Interview: Augusto Restrepo
Which factors will help the economy withstand any future global economic shocks?
AUGUSTO RESTREPO: Panama’s distinguishing feature from other Latin American economies is its geographic position. This makes it a hub not only for transport but also for services, such as finance. In addition to attracting companies, we are also seeing that high-income expatriates are choosing to relocate to Panama.
These factors, along with infrastructure investment such as the canal expansion and the metro system, are driving the economic boom. New companies are commencing operations to make the most of these investments. This interest and continued investment is why Panama’s financial system is becoming more resilient to global economic turbulence.
What are your thoughts on the country’s emergence as a regional banking centre?
RESTREPO: Panama has been a global banking centre for decades. The country has the know-how, appropriate regulations and the expertise to manage international banks. The presence of international financial organisations has brought certain benefits and know-how, while local banks have also reached a high level of familiarity. However, some improvements need to be made, particularly to generate more efficiency in money transfers and payment systems. Another area for improvement is the ability to “capture” investors’ money. In this sense, a review of regulations is needed, as well as technological improvements, to facilitate the supply of financial services by local banks. If they succeed in implementing these advances, they will move forward and pave the way to convert Panama into a truly international banking hub.
In what ways do you see Panama’s retail banking segment changing over the next three to five years?
RESTREPO: We are confident that Panama holds vast opportunities. In Panama City itself there is a saturation of financial services, however, outside the capital people do not have the same level of access. There is an opportunity to introduce new services that are not being offered, such as more mobility to service small towns through non-banking partners or banca movil.

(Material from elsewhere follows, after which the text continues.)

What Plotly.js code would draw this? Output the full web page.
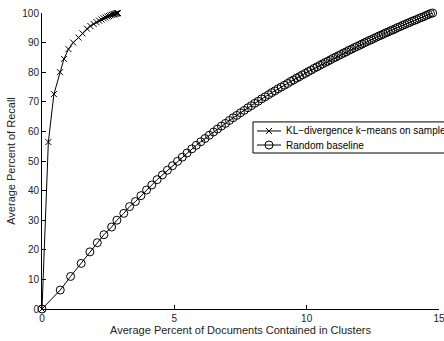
<!DOCTYPE html>
<html>
<head>
<meta charset="utf-8">
<script src="https://cdn.plot.ly/plotly-3.0.1.min.js"></script>
<style>html,body{margin:0;padding:0;background:#fff;overflow:hidden;}#chart{width:444px;height:341px;}</style>
</head>
<body>
<div id="chart"></div>
<script>
// KL-divergence k-means on sampled data
const klX = [0, 0.24, 0.45, 0.68, 0.83, 1.0, 1.18, 1.38, 1.53, 1.70, 1.83, 1.95, 2.06, 2.16, 2.25, 2.33, 2.40, 2.47, 2.53, 2.59, 2.64, 2.69, 2.73, 2.77, 2.80, 2.83, 2.85, 2.87];
const klY = [0, 56.4, 72.6, 80.0, 84.5, 87.8, 90.0, 91.7, 93.1, 94.7, 95.6, 96.3, 96.9, 97.4, 97.8, 98.2, 98.5, 98.8, 99.0, 99.2, 99.4, 99.5, 99.6, 99.7, 99.8, 99.9, 99.95, 100];

// Random baseline
const rbX = [0, 0.69, 1.08, 1.48, 1.81, 2.09, 2.34, 2.63, 2.83, 3.09, 3.31, 3.53,
  3.74, 3.95, 4.15, 4.35, 4.55, 4.74, 4.93, 5.12, 5.30, 5.48, 5.66, 5.83, 6.00,
  6.16, 6.32, 6.48, 6.63, 6.78, 6.93, 7.08, 7.22, 7.36, 7.50, 7.64, 7.78, 7.91, 8.04, 8.17, 8.30, 8.43, 8.56, 8.68, 8.80, 8.92, 9.04,
  9.16, 9.28, 9.40, 9.51, 9.62, 9.73, 9.84, 9.95, 10.06, 10.17, 10.28, 10.39, 10.50, 10.60, 10.70, 10.80, 10.90, 11.00, 11.10, 11.20, 11.30, 11.40, 11.50, 11.60, 11.70, 11.80, 11.90, 12.00,
  12.09, 12.18, 12.27, 12.36, 12.45, 12.54, 12.63, 12.72, 12.81, 12.90, 12.99, 13.08, 13.17, 13.26, 13.35, 13.44, 13.53, 13.62, 13.71, 13.80, 13.89, 13.98, 14.07, 14.16, 14.25, 14.34, 14.43, 14.52, 14.60, 14.68, 14.76];
const rbY = [0, 6.4, 11.0, 15.4, 19.3, 22.4, 25.1, 27.7, 30.0, 32.3, 34.6, 36.3,
  38.3, 40.2, 41.9, 43.7, 45.3, 46.9, 48.4, 49.9, 51.3, 52.7, 54.1, 55.3, 56.5,
  57.6, 58.7, 59.8, 60.8, 61.8, 62.7, 63.7, 64.6, 65.4, 66.3, 67.1, 68.0, 68.7, 69.5, 70.2, 71.0, 71.7, 72.4, 73.1, 73.7, 74.4, 75.0,
  75.6, 76.2, 76.9, 77.4, 78.0, 78.5, 79.1, 79.6, 80.2, 80.7, 81.3, 81.8, 82.3, 82.8, 83.3, 83.7, 84.2, 84.7, 85.1, 85.6, 86.0, 86.5, 86.9, 87.4, 87.8, 88.3, 88.7, 89.1,
  89.5, 89.9, 90.3, 90.7, 91.0, 91.4, 91.8, 92.2, 92.5, 92.9, 93.3, 93.6, 94.0, 94.3, 94.7, 95.1, 95.4, 95.8, 96.1, 96.5, 96.8, 97.2, 97.5, 97.8, 98.2, 98.5, 98.8, 99.2, 99.5, 99.8, 100];

const xTicks = [0, 5, 10, 15];
const yTicks = [0, 10, 20, 30, 40, 50, 60, 70, 80, 90, 100];
const names = ['KL\u2212divergence k\u2212means on sampled data', 'Random baseline'];
const xTitle = 'Average Percent of Documents Contained in Clusters';
const yTitle = 'Average Percent of Recall';

const fam = 'Liberation Sans, Arial, sans-serif';
const font = {family: fam, size: 10, color: '#222'};

const styles = [
  {line: {color: '#000', width: 1}, marker: {symbol: 'x-thin-open', size: 6, color: '#000', line: {color: '#000', width: 1}}},
  {line: {color: '#000', width: 1}, marker: {symbol: 'circle-open', size: 8, color: '#000', line: {color: '#000', width: 1}}}
];

const traces = [
  {x: klX, y: klY, name: names[0], type: 'scatter', mode: 'lines+markers', line: styles[0].line, marker: styles[0].marker, cliponaxis: false},
  {x: rbX, y: rbY, name: names[1], type: 'scatter', mode: 'lines+markers', line: styles[1].line, marker: styles[1].marker, cliponaxis: false}
];

// Custom legend (MATLAB style) drawn on an overlay axis in plot-fraction units
const leg = {x0: 0.5315, x1: 1.03, y0: 0.527, y1: 0.632, rows: [0.6014, 0.554], s0: 0.5416, s1: 0.602, tx: 0.6096};
names.forEach((n, i) => {
  traces.push({x: [leg.s0, leg.s1], y: [leg.rows[i], leg.rows[i]], xaxis: 'x2', yaxis: 'y2', type: 'scatter', mode: 'lines',
    line: styles[i].line, hoverinfo: 'skip', showlegend: false});
  traces.push({x: [(leg.s0 + leg.s1) / 2], y: [leg.rows[i]], xaxis: 'x2', yaxis: 'y2', type: 'scatter', mode: 'markers',
    marker: styles[i].marker, hoverinfo: 'skip', showlegend: false, cliponaxis: false});
});

const layout = {
  width: 444, height: 341,
  margin: {l: 42, r: 5, t: 13, b: 32, autoexpand: false},
  paper_bgcolor: '#fff', plot_bgcolor: '#fff',
  font: font,
  showlegend: false,
  xaxis: {range: [0, 15], tickvals: xTicks, ticktext: xTicks.map(String), ticklabeloverflow: 'allow',
    ticks: 'inside', ticklen: 4, tickcolor: '#000', showline: true, linecolor: '#000', linewidth: 1,
    showgrid: false, zeroline: false, mirror: false, automargin: false,
    title: {text: xTitle, font: {family: fam, size: 11, color: '#222'}, standoff: 2}},
  yaxis: {range: [0, 100], tickvals: yTicks, ticktext: yTicks.map(String),
    ticks: 'inside', ticklen: 4, tickcolor: '#000', showline: true, linecolor: '#000', linewidth: 1,
    showgrid: false, zeroline: false, mirror: false, automargin: false,
    title: {text: yTitle, font: {family: fam, size: 11, color: '#222'}, standoff: 4}},
  xaxis2: {overlaying: 'x', range: [0, 1], visible: false, fixedrange: true},
  yaxis2: {overlaying: 'y', range: [0, 1], visible: false, fixedrange: true},
  shapes: [{type: 'rect', xref: 'paper', yref: 'paper', x0: leg.x0, x1: leg.x1, y0: leg.y0, y1: leg.y1,
    fillcolor: '#fff', line: {color: '#000', width: 1}, layer: 'below'}],
  annotations: names.map((n, i) => ({xref: 'paper', yref: 'paper', x: leg.tx, y: leg.rows[i], xanchor: 'left', yanchor: 'middle',
    text: n, showarrow: false, font: {family: fam, size: 10, color: '#000'}}))
};

Plotly.newPlot('chart', traces, layout, {displayModeBar: false, staticPlot: true});
</script>
</body>
</html>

What were the key reasons behind Bancolombia’s acquisition of HSBC Panama?
RESTREPO: In the past 15 years Bancolombia has had a history of fusions and acquisitions, first in Colombia and then within the region – Peru, Guatemala, El Salvador. We have been in Panama for 40 years with our international operations, and we are now expanding operations here with a $5bn investment.

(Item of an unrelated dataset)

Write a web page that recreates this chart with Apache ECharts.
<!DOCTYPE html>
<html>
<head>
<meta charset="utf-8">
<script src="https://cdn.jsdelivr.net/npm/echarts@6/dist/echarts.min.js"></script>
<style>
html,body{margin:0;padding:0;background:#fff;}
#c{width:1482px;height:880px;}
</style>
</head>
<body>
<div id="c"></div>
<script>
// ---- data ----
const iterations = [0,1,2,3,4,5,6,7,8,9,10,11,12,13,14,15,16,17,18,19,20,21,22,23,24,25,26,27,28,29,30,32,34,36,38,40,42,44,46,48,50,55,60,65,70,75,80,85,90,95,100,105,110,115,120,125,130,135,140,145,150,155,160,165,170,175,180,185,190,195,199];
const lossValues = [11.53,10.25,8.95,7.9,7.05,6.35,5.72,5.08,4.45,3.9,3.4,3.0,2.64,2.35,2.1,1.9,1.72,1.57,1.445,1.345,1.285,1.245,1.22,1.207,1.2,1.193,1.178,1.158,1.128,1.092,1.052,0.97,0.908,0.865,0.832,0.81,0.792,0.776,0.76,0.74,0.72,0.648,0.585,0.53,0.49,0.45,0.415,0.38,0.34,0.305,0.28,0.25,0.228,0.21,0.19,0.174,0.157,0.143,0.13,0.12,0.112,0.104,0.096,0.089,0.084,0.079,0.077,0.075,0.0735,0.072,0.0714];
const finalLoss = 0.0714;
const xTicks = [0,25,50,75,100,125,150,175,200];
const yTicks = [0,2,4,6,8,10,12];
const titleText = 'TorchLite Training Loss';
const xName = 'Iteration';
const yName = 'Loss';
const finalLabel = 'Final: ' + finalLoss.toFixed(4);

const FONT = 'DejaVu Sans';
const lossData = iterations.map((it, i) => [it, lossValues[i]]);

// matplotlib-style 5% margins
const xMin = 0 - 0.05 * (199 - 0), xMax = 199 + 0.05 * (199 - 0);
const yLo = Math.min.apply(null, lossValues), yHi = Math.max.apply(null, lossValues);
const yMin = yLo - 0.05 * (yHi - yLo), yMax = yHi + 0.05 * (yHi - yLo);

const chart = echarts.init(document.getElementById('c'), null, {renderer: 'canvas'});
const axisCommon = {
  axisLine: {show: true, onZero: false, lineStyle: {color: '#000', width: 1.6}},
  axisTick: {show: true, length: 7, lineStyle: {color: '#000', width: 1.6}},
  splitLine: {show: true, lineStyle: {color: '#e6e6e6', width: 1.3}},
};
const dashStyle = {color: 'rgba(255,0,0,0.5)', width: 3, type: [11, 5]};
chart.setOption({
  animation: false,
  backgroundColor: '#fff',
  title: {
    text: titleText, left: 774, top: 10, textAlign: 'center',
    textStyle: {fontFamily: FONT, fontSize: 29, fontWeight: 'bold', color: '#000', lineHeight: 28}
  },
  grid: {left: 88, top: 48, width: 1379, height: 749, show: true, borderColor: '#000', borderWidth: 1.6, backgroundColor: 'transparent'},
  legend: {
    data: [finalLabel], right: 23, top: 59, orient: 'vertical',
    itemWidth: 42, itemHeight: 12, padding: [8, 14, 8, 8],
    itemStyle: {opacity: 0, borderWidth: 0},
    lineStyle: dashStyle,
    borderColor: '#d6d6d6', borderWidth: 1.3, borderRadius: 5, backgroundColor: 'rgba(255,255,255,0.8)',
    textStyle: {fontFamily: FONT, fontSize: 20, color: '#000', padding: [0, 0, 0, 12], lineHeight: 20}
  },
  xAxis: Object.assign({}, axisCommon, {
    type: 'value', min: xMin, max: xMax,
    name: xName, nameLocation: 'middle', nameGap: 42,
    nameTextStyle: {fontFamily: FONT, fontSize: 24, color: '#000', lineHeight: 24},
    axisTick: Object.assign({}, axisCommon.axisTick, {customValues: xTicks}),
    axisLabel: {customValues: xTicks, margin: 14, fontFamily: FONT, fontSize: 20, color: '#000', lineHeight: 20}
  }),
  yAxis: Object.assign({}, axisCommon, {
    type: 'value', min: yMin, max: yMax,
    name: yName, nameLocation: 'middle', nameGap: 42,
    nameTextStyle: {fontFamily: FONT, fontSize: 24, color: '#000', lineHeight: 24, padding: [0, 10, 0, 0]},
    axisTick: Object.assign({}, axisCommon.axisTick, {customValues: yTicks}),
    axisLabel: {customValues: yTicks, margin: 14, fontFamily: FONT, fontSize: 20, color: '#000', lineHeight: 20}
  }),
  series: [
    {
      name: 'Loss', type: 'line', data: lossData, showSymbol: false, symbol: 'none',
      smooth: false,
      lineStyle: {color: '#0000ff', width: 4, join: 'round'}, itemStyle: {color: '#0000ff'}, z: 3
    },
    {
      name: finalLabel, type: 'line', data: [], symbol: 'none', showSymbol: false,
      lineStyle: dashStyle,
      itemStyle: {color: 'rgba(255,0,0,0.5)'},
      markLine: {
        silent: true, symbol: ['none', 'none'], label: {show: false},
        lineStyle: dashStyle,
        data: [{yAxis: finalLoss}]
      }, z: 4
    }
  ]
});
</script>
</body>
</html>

Panama’s banking sector is growing and HSBC Panama was a great opportunity to invest in one of our strategic markets. They wanted to sell their operations and we were looking to expand ours. HSBC Panama is a healthy bank, and we feel that, as Latin Americans ourselves, we can better understand the local culture, business environment and how to manage the risks.
What is the state of Panama’s human capital?
RESTREPO: The single biggest challenge in Panama is finding sufficient skilled human capital. I have never experienced the “talent war” that Panama is experiencing, especially in the financial sector. Companies are competing fiercely for talent and this is driving up salaries, to the point that they no longer reflect value for the skills supplied. High staff turnover only adds to increased costs and makes us less competitive. With the economy close to full employment, Panama needs to face this challenge with new laws and better regulations.
More than relaxing laws regarding the import of labour, it is necessary to improve the domestic supply.
In the long term, Panama has to strengthen its education system. In the short term, a review of the conditions for allowing companies to attract international talent, especially skilled workers, is needed. If the government does not take action on this, there is a real risk of jeopardising future investments and growth.